It was 3:14 AM when the first PagerDuty alert pinged. Our long-awaited feature launch was live, and within minutes, our API response times spiked from 80 milliseconds to a staggering twelve seconds.
The server wasn't crashing, but it was completely unresponsive. We had fallen into the classic trap of blocking the single-threaded Node.js event loop with synchronous operations.
In development, our local database queries returned instantly. But under the weight of ten thousand concurrent users, a poorly optimized data-parsing utility turned into a catastrophic CPU bottleneck.
The Illusion of Asynchronous Safety
Many developers assume that using async-await automatically keeps their application fast. We made that exact mistake by running a heavy array manipulation routine inside an asynchronous controller.
Node.js handles input-output operations brilliantly, but intensive computation will still freeze the entire process. Our event loop was starved, waiting for millions of array iterations to finish before it could process the next incoming HTTP request.
"A single blocked event loop doesn't just slow down one user; it queues up every single request in the pipeline."
The Trade-offs of Our Quick Fixes
Our immediate instinct was to throw more hardware at the problem. We scaled our Kubernetes pods from three to fifteen, which temporarily kept the service alive but sent our cloud bill skyrocketing.
We knew this was a band-aid, not a cure. We needed to isolate the heavy computational tasks from the main application thread entirely.
Our team spent the next twelve hours refactoring the bottleneck using Node's worker threads module. By offloading the parsing logic to a separate thread pool, we freed up the event loop to do what it does best: routing traffic.
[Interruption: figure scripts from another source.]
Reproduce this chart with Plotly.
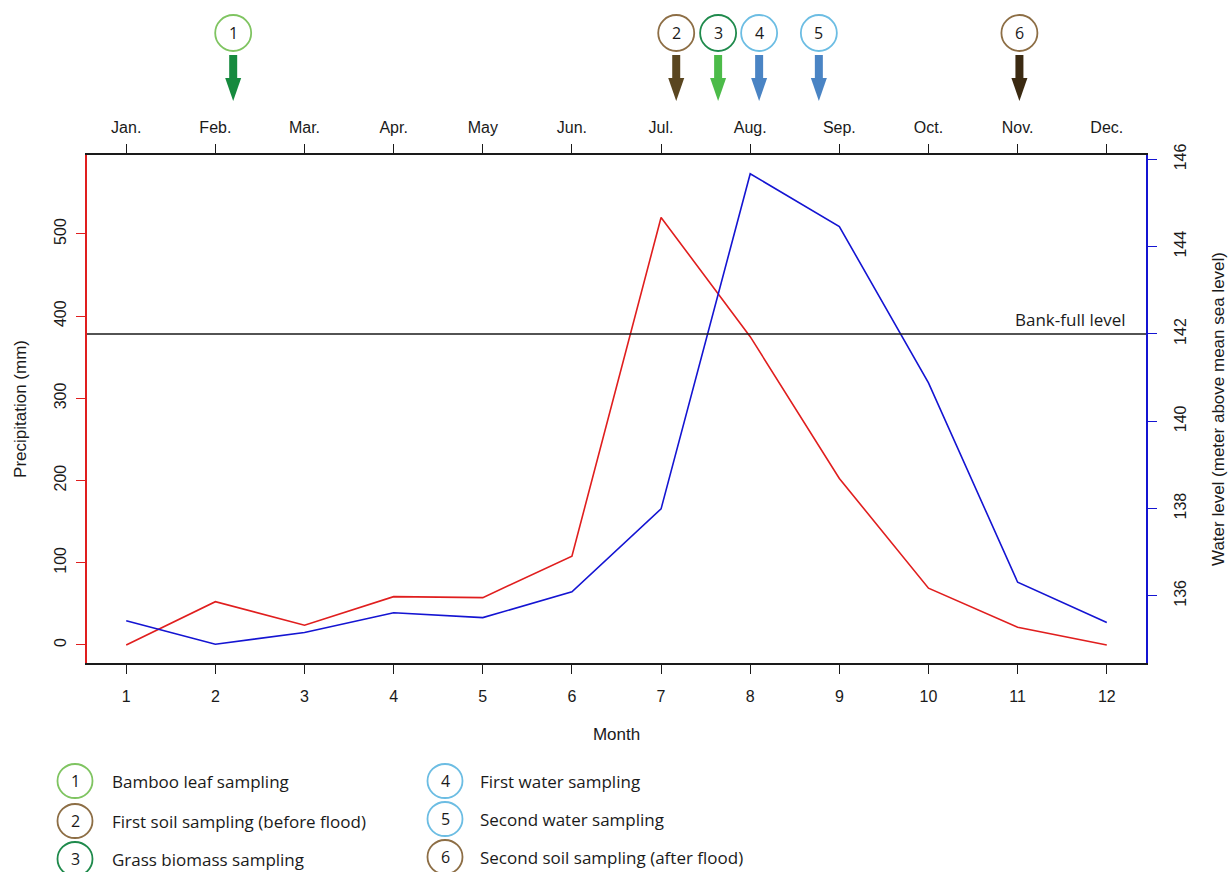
import plotly.graph_objects as go

# ---------------- data ----------------
months = list(range(1, 13))
month_labels = ["Jan.", "Feb.", "Mar.", "Apr.", "May", "Jun.",
                "Jul.", "Aug.", "Sep.", "Oct.", "Nov.", "Dec."]
precip_mm = [0, 52.6, 23.9, 58.7, 57.5, 108, 520, 375, 202.5, 69, 21.5, 0]
water_level = [135.43, 134.89, 135.16, 135.61, 135.50, 136.09,
               137.99, 145.67, 144.46, 140.88, 136.31, 135.39]
bankfull_level = 142

event_ids = ["1", "2", "3", "4", "5", "6"]
event_months = [2.2, 7.17, 7.64, 8.1, 8.77, 11.02]
event_circle_colors = ["#7fc461", "#8d6e45", "#1f8a4c", "#6cbde3", "#6cbde3", "#8d6e45"]
event_arrow_colors = ["#168a3e", "#5a4620", "#4cbb49", "#4a84c4", "#4a84c4", "#3b2a12"]
event_labels = ["Bamboo leaf sampling", "First soil sampling (before flood)",
                "Grass biomass sampling", "First water sampling",
                "Second water sampling", "Second soil sampling (after flood)"]

# ---------------- geometry (layout) ----------------
W, H = 1228, 872
L, R, T, B = 87, 1228 - 1146, 155, 872 - 663
plot_w = W - L - R
plot_h = H - T - B


def px_to_paper_x(px):
    return (px - L) / plot_w


def px_to_paper_y(py):
    return (H - B - py) / plot_h


axis_font = dict(family="Liberation Sans, Arial", size=16, color="#1a1a1a")
title_font = dict(family="Liberation Sans, Arial", size=17, color="#1a1a1a")
leg_font = dict(family="Open Sans", size=17, color="#1a1a1a")
num_font = dict(family="Open Sans", size=16, color="#1a1a1a")

fig = go.Figure()
fig.add_trace(go.Scatter(x=months, y=precip_mm, mode="lines",
                         line=dict(color="#e01e1e", width=1.6),
                         xaxis="x", yaxis="y", showlegend=False))
fig.add_trace(go.Scatter(x=months, y=water_level, mode="lines",
                         line=dict(color="#1414d2", width=1.6),
                         xaxis="x", yaxis="y2", showlegend=False))
# invisible trace to activate the top axis
fig.add_trace(go.Scatter(x=months, y=precip_mm, mode="lines",
                         line=dict(width=0), opacity=0, hoverinfo="skip",
                         xaxis="x2", yaxis="y", showlegend=False))

xr = [0.56, 12.44]
common_x = dict(range=xr, tickvals=months, ticks="outside", ticklen=9,
                tickwidth=1.3, tickcolor="#1a1a1a", showline=True,
                linecolor="#1a1a1a", linewidth=1.5, showgrid=False,
                zeroline=False, tickfont=axis_font, automargin=False)

fig.update_layout(
    width=W, height=H,
    margin=dict(l=L, r=R, t=T, b=B, pad=0, autoexpand=False),
    paper_bgcolor="white", plot_bgcolor="white",
    xaxis=dict(**common_x, ticktext=[str(m) for m in months],
               ticklabelstandoff=9,
               title=dict(text="Month", font=title_font, standoff=24)),
    xaxis2=dict(**common_x, ticktext=month_labels, overlaying="x",
                side="top", matches="x", ticklabelstandoff=5),
    yaxis=dict(range=[-22, 596], tickvals=[0, 100, 200, 300, 400, 500],
               tickangle=-90, ticks="outside", ticklen=9, tickwidth=1.3,
               tickcolor="#e01e1e", showline=True, linecolor="#e01e1e",
               linewidth=1.5, showgrid=False, zeroline=False,
               tickfont=axis_font, ticklabelstandoff=4, automargin=False,
               title=dict(text="Precipitation (mm)", font=title_font,
                          standoff=21)),
    yaxis2=dict(range=[134.46, 146.1], tickvals=[136, 138, 140, 142, 144, 146],
                tickangle=-90, ticks="outside", ticklen=9, tickwidth=1.3,
                tickcolor="#1414d2", showline=True, linecolor="#1414d2",
                linewidth=1.5, showgrid=False, zeroline=False,
                overlaying="y", side="right", tickfont=axis_font,
                ticklabelstandoff=10, automargin=False,
                title=dict(text="Water level (meter above mean sea level)",
                           font=title_font, standoff=25)),
)

shapes = []
annotations = []

# bank-full line
shapes.append(dict(type="line", xref="paper", x0=0, x1=1, yref="y2",
                   y0=bankfull_level, y1=bankfull_level,
                   line=dict(color="#1a1a1a", width=1.5)))
annotations.append(dict(text="Bank-full level", xref="paper",
                        x=px_to_paper_x(1128), xanchor="right",
                        yref="y2", y=bankfull_level, yanchor="bottom",
                        yshift=1, showarrow=False, font=leg_font))

# sampling events on top
circ_y = px_to_paper_y(33)
tip_y = px_to_paper_y(101)
for eid, m, cc, ac in zip(event_ids, event_months, event_circle_colors,
                          event_arrow_colors):
    shapes.append(dict(type="circle", xref="x", yref="paper",
                       xsizemode="pixel", ysizemode="pixel",
                       xanchor=m, yanchor=circ_y, x0=-18, x1=18, y0=-18, y1=18,
                       line=dict(color=cc, width=1.8), fillcolor="white"))
    annotations.append(dict(text=eid, xref="x", x=m, yref="paper", y=circ_y,
                            xanchor="center", yanchor="middle",
                            showarrow=False, font=num_font))
    shapes.append(dict(type="rect", xref="x", yref="paper",
                       xsizemode="pixel", ysizemode="pixel",
                       xanchor=m, yanchor=tip_y, x0=-4, x1=4, y0=22, y1=46,
                       line=dict(width=0), fillcolor=ac))
    shapes.append(dict(type="path", xref="x", yref="paper",
                       xsizemode="pixel", ysizemode="pixel",
                       xanchor=m, yanchor=tip_y,
                       path="M -8,23 L 8,23 L 0,0 Z",
                       line=dict(width=0), fillcolor=ac))

# legend below
leg_pos = [(75, 781, 110), (75, 821, 110), (75, 859, 110),
           (445, 781, 478), (445, 819, 478), (445, 857, 478)]
for eid, lab, cc, (cx, cy, tx) in zip(event_ids, event_labels,
                                      event_circle_colors, leg_pos):
    shapes.append(dict(type="circle", xref="paper", yref="paper",
                       xsizemode="pixel", ysizemode="pixel",
                       xanchor=px_to_paper_x(cx), yanchor=px_to_paper_y(cy),
                       x0=-17.5, x1=17.5, y0=-17, y1=17,
                       line=dict(color=cc, width=1.8), fillcolor="white"))
    annotations.append(dict(text=eid, xref="paper", x=px_to_paper_x(cx),
                            yref="paper", y=px_to_paper_y(cy),
                            xanchor="center", yanchor="middle",
                            showarrow=False, font=num_font))
    annotations.append(dict(text=lab, xref="paper", x=px_to_paper_x(tx),
                            xanchor="left", yref="paper",
                            y=px_to_paper_y(cy), yanchor="middle",
                            showarrow=False, font=leg_font))

fig.update_layout(shapes=shapes, annotations=annotations)
fig.write_html("out.html", config={"displayModeBar": False},
               post_script="document.body.style.margin='0';"
                           "document.body.style.overflow='hidden';")
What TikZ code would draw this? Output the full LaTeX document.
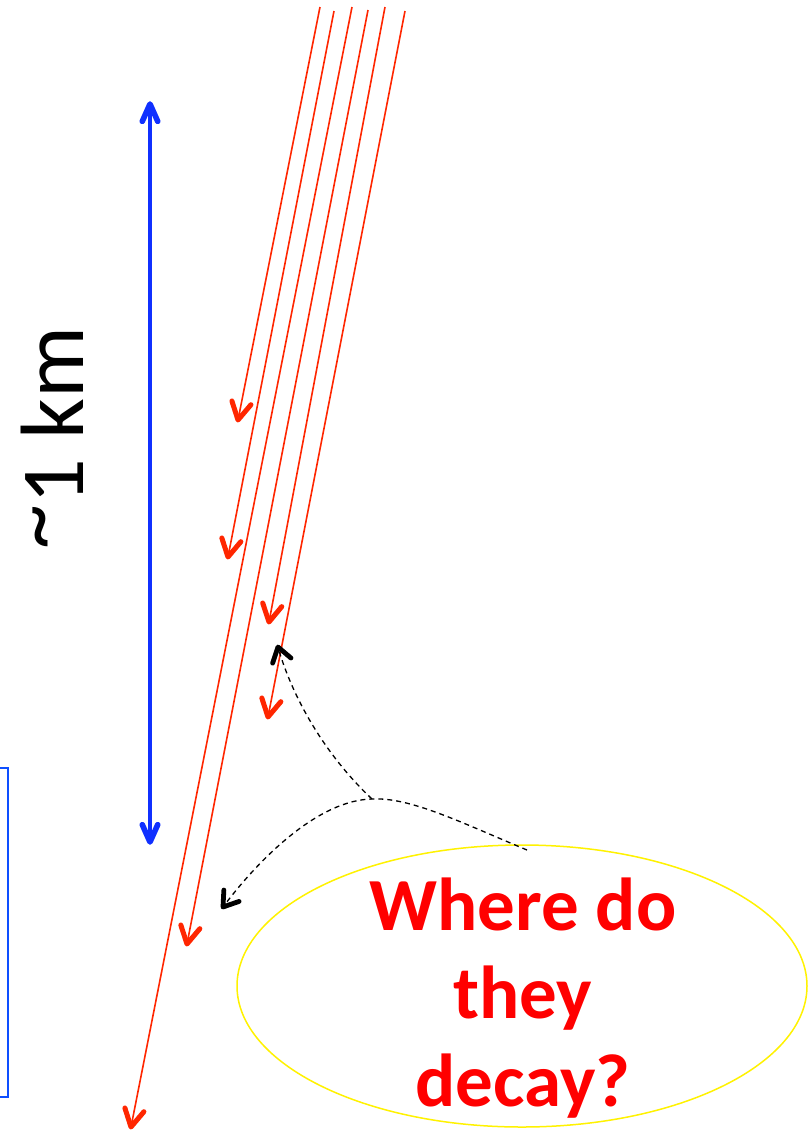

What We Learned for the Next Launch
This stressful launch taught us that performance testing must mimic real-world production loads. Synthetically querying a database with five mock records never reveals how your code behaves under pressure.
Today at Muhyo Tech, we mandate CPU profiling as part of our continuous integration pipeline. We catch blocking synchronous functions before they ever reach a staging environment.
Scaling is rarely about buying bigger servers. It is about respecting the single-threaded nature of your runtime and knowing when to delegate the heavy lifting.